Improving Air Quality
The Tulsa metropolitan area is more than 800,000 people in thriving communities throughout northeastern Oklahoma. Friendly communities growing with business and cultural opportunities, expansive parks and trails, economic prosperity and exemplary quality of life. And clean air meeting all national standards. In fact, our air is cleaner than it’s been in generations.
When air monitoring first started in Oklahoma in the 1980’s, Tulsa found itself on the EPA ‘dirty air list’, also called nonattainment, for the national ambient air quality standard for ozone. By 1990, air quality had improved and INCOG lead efforts for an EPA redesignation to attainment just months before congress passed the Amendments to the Clean Air Act (CAA). The amended CAA added new significant burden to areas around the country designated nonattainment, so this was especially important for the regional economic development and affordable living costs.

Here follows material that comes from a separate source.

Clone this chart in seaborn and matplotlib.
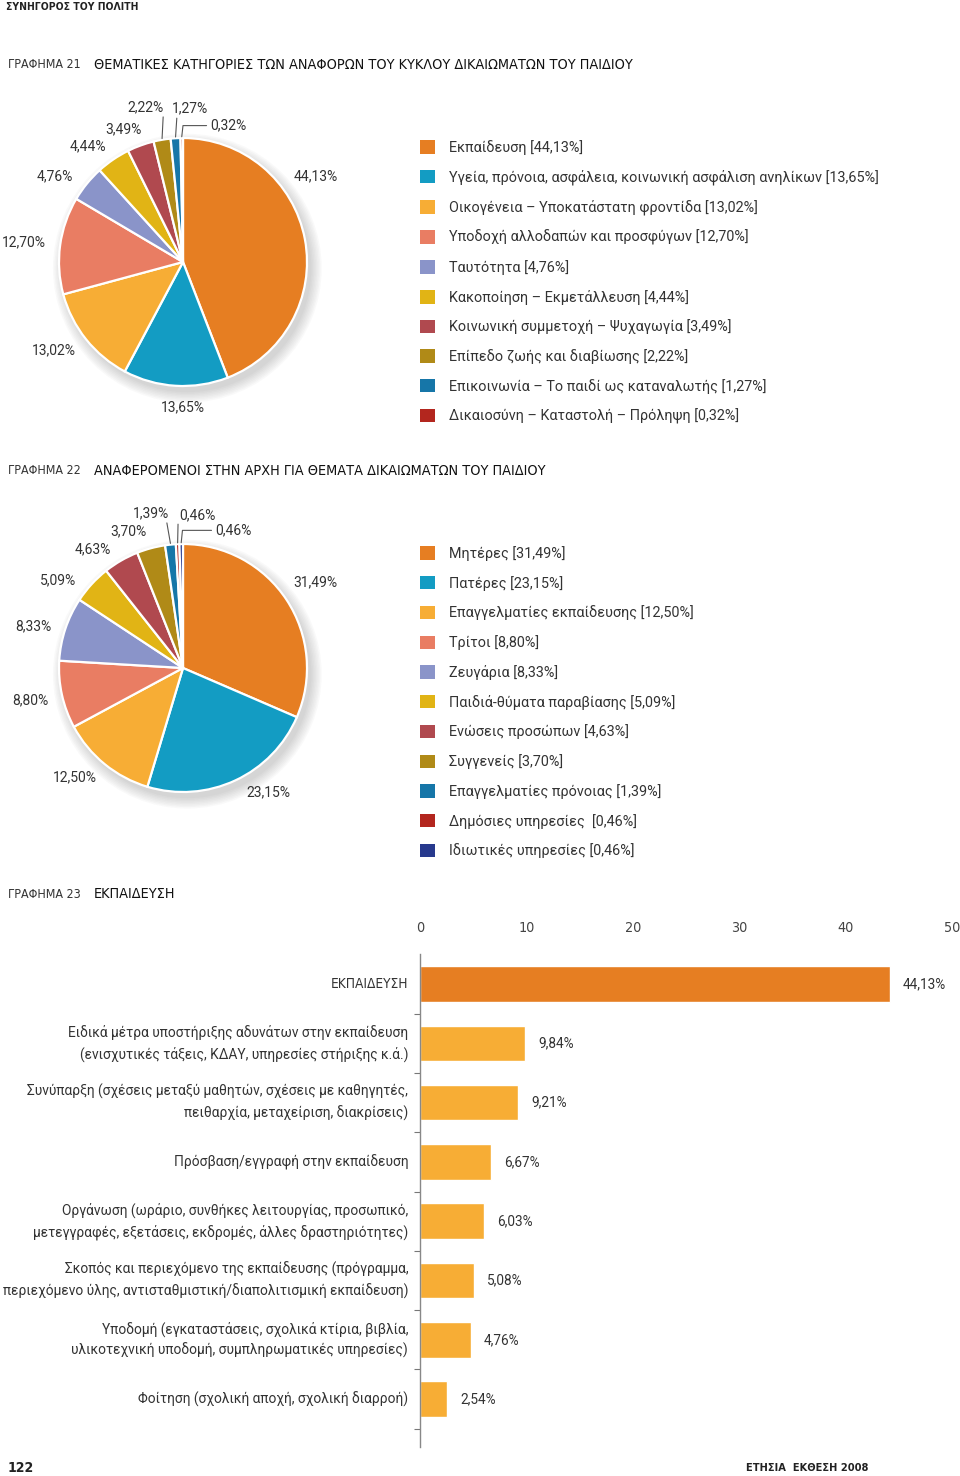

When just a year later air monitors began to exceed the allowable ozone standard once again, INCOG took action. In an astounding 2-week time frame in the summer of 1991, INCOG developed a regional Air Quality Committee which created and implemented the very first Ozone Alert! Program in the nation. Learn more about the Ozone Alert! Program here. INCOG has a long history of cooperatively bringing common-sense strategies and solutions to improve air quality and has actively participated with every federal ozone improvement program right up to the current Tulsa Area Ozone Advance Program Agreement.